To drive holiday performance, we're leveraging analytics as well as learnings from our anniversary sale, where we combine the art of merchandising with data-driven insights to put the right assortment in the right place at the right time. Through our customer analytics work, we learned that we have a lot of opportunity to expand holiday gifting. And in response, we significantly expanded our gifting assortment and featured gift shops, both in-store and online.

He also points to choice count expansion from partnerships with Fanatics and ASOS. Such partnership are very much part of Nordstrom’s roadmap, he  explains:

Nordstrom.com customers will now have access to Fanatics industry-leading assortment of high quality licensed sports products. This partnership demonstrates our ability to increase choice count quickly and at scale. With Fanatics, we'll scale to 90,000 new customer choices on nordstrom.com, an increase of over 20% in our total choice count without a corresponding increase in owned inventory or labor.

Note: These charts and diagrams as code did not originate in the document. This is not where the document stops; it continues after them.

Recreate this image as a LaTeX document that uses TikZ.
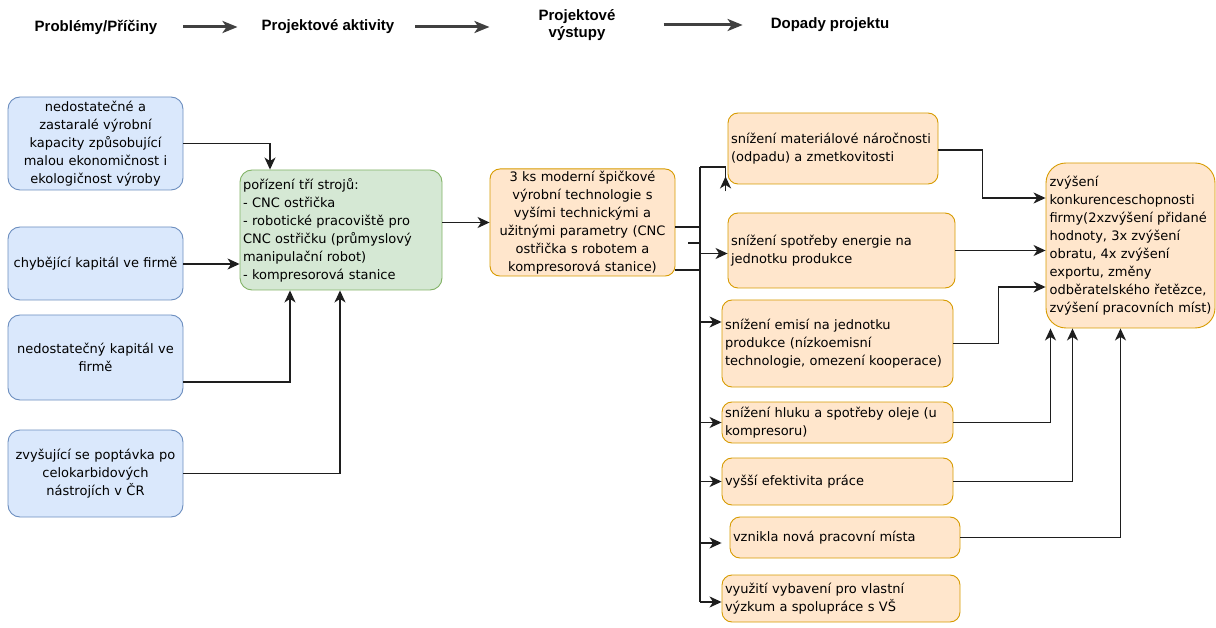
\documentclass[tikz,border=0pt]{standalone}
\usepackage{fontspec}
\setmainfont{DejaVu Sans}
\newfontfamily\headfont{Liberation Sans}
\usepackage{xcolor}
\usepackage{tikz}
\usetikzlibrary{arrows.meta}
\definecolor{modra}{HTML}{DAE8FC}
\definecolor{modraokraj}{HTML}{6C8EBF}
\definecolor{zelena}{HTML}{D5E8D4}
\definecolor{zelenaokraj}{HTML}{82B366}
\definecolor{oranz}{HTML}{FFE6CC}
\definecolor{oranzokraj}{HTML}{D79B00}
\definecolor{cara}{HTML}{1E1E1E}
\tikzstyle{box} = [rectangle,
inner xsep=3pt,
inner ysep=2pt,
line width=0.9pt,
font=\fontsize{13}{18}\selectfont]
\tikzstyle{problem} = [box, rounded corners=12pt, draw=modraokraj, fill=modra, align=center]
\tikzstyle{aktivita} = [box, rounded corners=12pt, draw=zelenaokraj, fill=zelena, align=left]
\tikzstyle{vystup} = [box, rounded corners=10pt, draw=oranzokraj, fill=oranz, align=left]
\tikzstyle{dopad} = [vystup, rounded corners=20pt, inner xsep=1pt]
\tikzstyle{heading} = [inner sep=0pt, align=center, font=\headfont\bfseries\fontsize{15}{17}\selectfont]
\tikzstyle{spoj} = [line width=1.4pt, draw=cara]
\tikzstyle{arrow} = [spoj, -{Stealth[length=12pt,width=11pt,inset=3.5pt]}]
\tikzstyle{headarrow} = [line width=3pt, draw=cara!85, -{Stealth[length=15pt,width=12pt,inset=4pt]}]

\begin{document}
\begin{tikzpicture}[x=1pt,y=-1pt]
\useasboundingbox (0,0) rectangle (1216,628);

% Záhlaví
\node[heading] (h1) at (96,27) {Problémy/Příčiny};
\node[heading] (h2) at (328,27) {Projektové aktivity};
\node[heading] (h3) at (577,25) {Projektové\\výstupy};
\node[heading] (h4) at (830,25) {Dopady projektu};
\draw[headarrow, shorten <=26pt, shorten >=24pt] (h1) -- (h2);
\draw[headarrow, shorten <=21pt, shorten >=49pt] (h2.east) -- (h2.east -| h3.west);
\draw[headarrow, shorten <=48pt, shorten >=28pt] (h3.east) -- (h3.east -| h4.west);

% Problémy / příčiny
\node[problem, text width=169pt, minimum height=93pt] (b1) at (95.5,143.5) {nedostatečné a\\zastaralé výrobní\\kapacity způsobující\\malou ekonomičnost i\\ekologičnost výroby};
\node[problem, text width=169pt, minimum height=73pt] (b2) at (95.5,263.5) {chybějící kapitál ve firmě};
\node[problem, text width=169pt, minimum height=85pt] (b3) at (95.5,357.5) {nedostatečný kapitál ve\\firmě};
\node[problem, text width=169pt, minimum height=87pt] (b4) at (95.5,473.5) {zvyšující se poptávka po\\celokarbidových\\nástrojích v ČR};

% Aktivity
\node[aktivita, text width=196pt, minimum height=120pt] (g) at (341,230) {pořízení tří strojů:\\- CNC ostřička\\- robotické pracoviště pro\\CNC ostřičku (průmyslový\\manipulační robot)\\- kompresorová stanice\\[4pt]};

% Výstupy
\node[vystup, align=center, text width=179pt, minimum height=105pt] (o) at (582.5,222.5) {3 ks moderní špičkové\\výrobní technologie s\\vyšími technickými a\\užitnými parametry (CNC\\ostřička s robotem a\\kompresorová stanice)};

\node[vystup, text width=204pt, minimum height=71pt] (m1) at (833,148.5) {snížení materiálové náročnosti\\(odpadu) a zmetkovitosti};
\node[vystup, text width=221pt, minimum height=75pt] (m2) at (841.5,250.5) {snížení spotřeby energie na\\jednotku produkce};
\node[vystup, text width=225pt, minimum height=87pt] (m3) at (837.5,343.5) {snížení emisí na jednotku\\produkce (nízkoemisní\\technologie, omezení kooperace)};
\node[vystup, text width=225pt, minimum height=41pt] (m4) at (837.5,422.5) {snížení hluku a spotřeby oleje (u\\kompresoru)};
\node[vystup, text width=225pt, minimum height=47pt] (m5) at (837.5,481.5) {vyšší efektivita práce};
\node[vystup, text width=224pt, minimum height=41pt] (m6) at (845,537.5) {vznikla nová pracovní místa};
\node[vystup, text width=232pt, minimum height=47pt] (m7) at (841,598.5) {využití vybavení pro vlastní\\výzkum a spolupráce s VŠ};

% Dopady
\node[dopad, minimum width=169pt, minimum height=165pt] (f) at (1130.5,245.5) {zvýšení\\konkurenceschopnosti\\firmy(2xzvýšení přidané\\hodnoty, 3x zvýšení\\obratu, 4x zvýšení\\exportu, změny\\odběratelského řetězce,\\zvýšení pracovních míst)};

% Šipky do aktivit
\draw[arrow] (b1.east) -| ([xshift=-71pt]g.north);
\draw[arrow] ([yshift=-0.5pt]b2.east) -- ([yshift=-0.5pt]b2.east -| g.west);
\draw[arrow] ([yshift=-24.5pt]b3.east) -| ([xshift=-51pt]g.south);
\draw[arrow] (b4.east) -| ([xshift=-1pt]g.south);
\draw[arrow] (g.east |- o.west) -- (o.west);

% Sběrnice k výstupům
\coordinate (bt) at (700,167);
\coordinate (bb) at (700,602);
\draw[spoj] (bt) -- (bb);
\draw[spoj] ([yshift=-4.5pt]o.east) -- ([yshift=-4.5pt]o.east -| bt);
\draw[spoj] ([xshift=13pt,yshift=-20.5pt]o.east) -- ([yshift=-20.5pt]o.east -| bt);
\draw[spoj] ([yshift=-47.5pt]o.east) -- ([yshift=-47.5pt]o.east -| bt);

\draw[spoj] (bt) -| ([xshift=-2pt,yshift=-7pt]m1.south west);
\draw[arrow] ([xshift=-2pt,yshift=-7pt]m1.south west) -- ([xshift=-2pt,yshift=8pt]m1.south west);
\draw[arrow] ([yshift=-3pt]m2.west -| bt) -- ([yshift=-3pt]m2.west);
\draw[arrow] ([yshift=21.5pt]m3.west -| bt) -- ([yshift=21.5pt]m3.west);
\draw[arrow] (m4.west -| bt) -- (m4.west);
\draw[arrow] (m5.west -| bt) -- (m5.west);
\draw[arrow, shorten >=8pt] ([yshift=-5.5pt]m6.west -| bt) -- ([yshift=-5.5pt]m6.west);
\draw[arrow] (bb) -- (bb -| m7.west);

% Šipky k dopadům
\draw[arrow] ([yshift=-1.5pt]m1.east) -- ++(44,0) |- ([yshift=47.5pt]f.west);
\draw[arrow] (m2.east) -- (m2.east -| f.west);
\draw[arrow] (m3.east) -- ++(45,0) |- ([yshift=-41.5pt]f.west);
\draw[arrow] (m4.east) -| ([xshift=-80pt]f.south);
\draw[arrow] (m5.east) -| ([xshift=-58pt]f.south);
\draw[arrow] (m6.east) -| ([xshift=-10pt]f.south);

\end{tikzpicture}
\end{document}
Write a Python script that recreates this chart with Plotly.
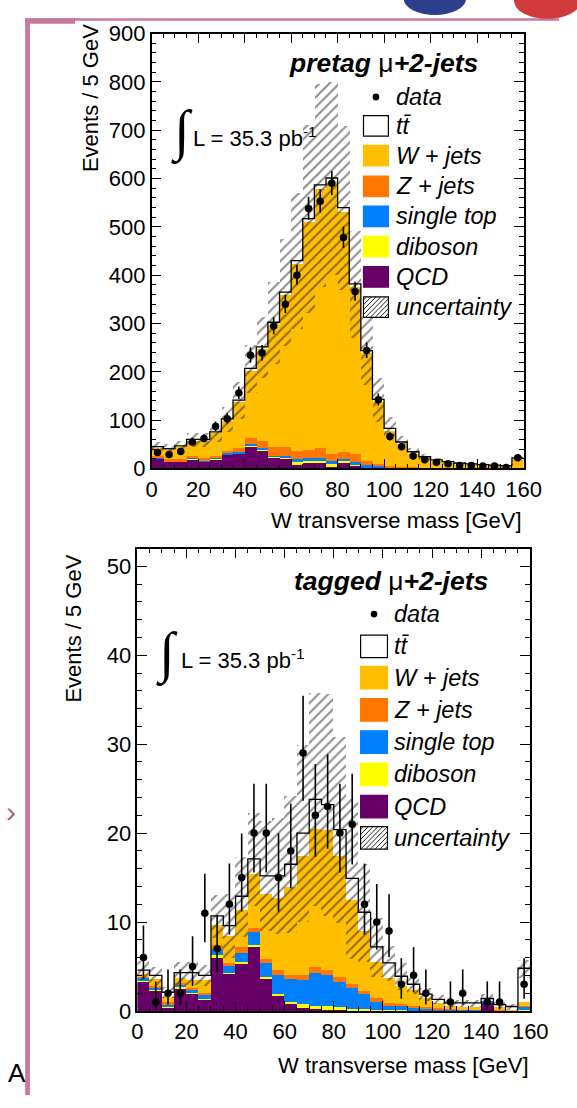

We're also excited to advance our partnership with ASOS and offer a broader assortment to better meet the needs of 20-something customers. We launched select ASOS brands on nordstrom.com and in two pilot stores this month. Though we are in the early days, preliminary reads are very promising. We'll expand our in-store ASOS offering with a market rollout launch this spring. Nordstrom stores will be the only physical locations in the world where customers can buy ASOS product, and we are excited about our opportunities to build on this partnership.

My take

You can’t really argue with “a digital kind of a data-first approach”, although clearly the question here is how that moves from buzzword bingo to practical deliverables on the shop floor. How effectively Nordstrom can execute on this remains to be seen. Let’s see where we are when the Q4 numbers come out in a few months. The supply chain crisis will cast a long shadow over the entire retail sector and it’s unlikely that Nordstrom will escape the damage.